Implications for Teaching and Learning

In Terry Freedman’s article on Social Bookmarking in Coming of Age v1-2. (page 90) he makes the point that social bookmarking could actually increase the amount of web pages that students will look at. One thing social bookmarking does is indicate how many others have also bookmarked that site, but that couldn’t possibly always be an indicator of a site’s usefulness or reliability. It simply underscores the importance of raising awareness of the importance to critically evaluate each web page for reliability. He also mentions that searching by tags may require a pre-teaching. For example if students wanted to look for “shark videos” they should also search for “shark video”. On a similar note, it may be wise to teach students to tag their own bookmarks carefully so that they and others can find them later.

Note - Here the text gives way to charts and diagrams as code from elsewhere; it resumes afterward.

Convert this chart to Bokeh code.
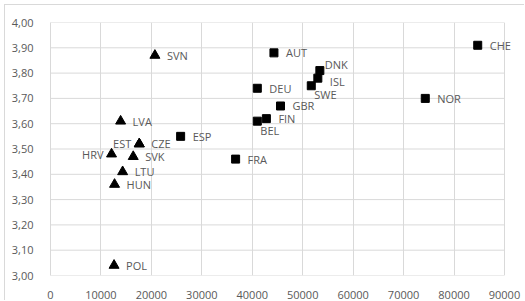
from bokeh.plotting import figure
from bokeh.models import (ColumnDataSource, FixedTicker, CustomJSTickFormatter,
                          NumeralTickFormatter, Range1d, LabelSet)
from bokeh.core.properties import value
from bokeh.embed import file_html
from bokeh.resources import INLINE

# ---- data ----
sq_names = ["AUT", "DNK", "ISL", "SWE", "DEU", "GBR", "FIN", "BEL", "CHE", "NOR", "FRA", "ESP"]
sq_x = [44300, 53400, 53000, 51700, 41000, 45600, 42800, 41000, 84700, 74300, 36700, 25800]
sq_y = [3.88, 3.81, 3.78, 3.75, 3.74, 3.67, 3.62, 3.61, 3.91, 3.70, 3.46, 3.55]

tri_names = ["SVN", "LVA", "EST", "CZE", "HRV", "SVK", "LTU", "HUN", "POL"]
tri_x = [20700, 13900, 17600, 17600, 12100, 16400, 14300, 12700, 12600]
tri_y = [3.87, 3.61, 3.52, 3.52, 3.48, 3.47, 3.41, 3.36, 3.04]

x_ticks = [0, 10000, 20000, 30000, 40000, 50000, 60000, 70000, 80000, 90000]
y_ticks = [3.00, 3.10, 3.20, 3.30, 3.40, 3.50, 3.60, 3.70, 3.80, 3.90, 4.00]

# ---- label placement (style) ----
placement = {"HRV": "left", "EST": "left", "DNK": "above", "ISL": "rightlow",
             "SWE": "below", "BEL": "below"}
offsets = {"right": (12, 0, "left"), "left": (-8, 0, "right"), "above": (5, -6, "left"),
           "rightlow": (12, 3, "left"), "below": (3, 9, "left")}

FONT = "Open Sans"
GRAY = "#595959"
GRID = "#d9d9d9"

# frame spans past the 90000 gridline so labels (CHE) are not clipped
X_PAD = 4170

p = figure(width=520, height=296, output_backend="svg", toolbar_location=None,
           x_range=Range1d(x_ticks[0], x_ticks[-1] + X_PAD), y_range=Range1d(y_ticks[0], y_ticks[-1]),
           min_border_left=45, min_border_top=17, min_border_right=0, min_border_bottom=24,
           background_fill_color="white", border_fill_color="white")
p.styles = {"margin-left": "4px", "margin-top": "4px",
            "border-left": "1px solid #d9d9d9", "border-top": "1px solid #d9d9d9"}
p.outline_line_color = None

for ax in (p.xaxis[0], p.yaxis[0]):
    ax.major_tick_line_color = None
    ax.minor_tick_line_color = None
    ax.major_label_text_font = FONT
    ax.major_label_text_font_size = "11px"
    ax.major_label_text_color = GRAY
p.yaxis.axis_line_color = GRID
p.xaxis.axis_line_color = None

p.xaxis.ticker = FixedTicker(ticks=x_ticks)
p.yaxis.ticker = FixedTicker(ticks=y_ticks)
p.xaxis.formatter = NumeralTickFormatter(format="0")
p.yaxis.formatter = CustomJSTickFormatter(code="return tick.toFixed(2).replace('.', ',');")
p.xaxis.major_label_standoff = 9
p.yaxis.major_label_standoff = 11

p.xgrid.ticker = FixedTicker(ticks=x_ticks)
p.xgrid.grid_line_color = GRID
p.ygrid.grid_line_color = None
# horizontal gridlines only across the 0..90000 plot area
p.segment(x0=x_ticks[0], x1=x_ticks[-1], y0=y_ticks, y1=y_ticks, line_color=GRID, line_width=1)

p.scatter(sq_x, sq_y, marker="square", size=8, color="black")
p.scatter(tri_x, tri_y, marker="triangle", size=10, color="black")

groups = {}
for names, xs, ys in ((sq_names, sq_x, sq_y), (tri_names, tri_x, tri_y)):
    for n, xv, yv in zip(names, xs, ys):
        dx, dy, a = offsets[placement.get(n, "right")]
        g = groups.setdefault(a, dict(x=[], y=[], name=[], xo=[], yo=[]))
        g["x"].append(xv); g["y"].append(yv); g["name"].append(n)
        g["xo"].append(dx); g["yo"].append(-dy)

for a, g in groups.items():
    p.add_layout(LabelSet(x="x", y="y", text="name", source=ColumnDataSource(g),
                          x_offset="xo", y_offset="yo", text_align=a,
                          text_baseline="middle", text_font=value(FONT),
                          text_font_size="11px", text_color=GRAY))

open("out.html", "w").write(file_html(p, INLINE))
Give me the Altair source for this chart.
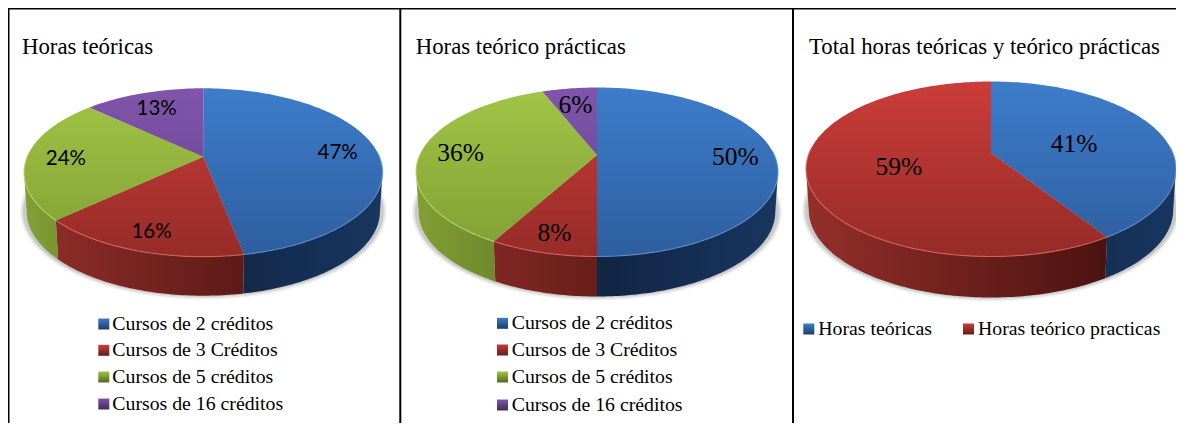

In her blog post “All Together Now” Donna DesRoches describes how useful social bookmarking can be for classes of students researching similar topics. For instance one class researching endangered species tagged their best websites as “species at risk” so everyone else in the class could easily find others’ bookmarks. I believe Donna when she states students are more careful to critically evaluate websites if they know others are going to look at them.

What Donna has done in her school division that impresses me the most is “written social bookmarking into our ninth-grade information literacy skills continuum”. I agree this is a research tool that all senior students should have in their virtual toolkit.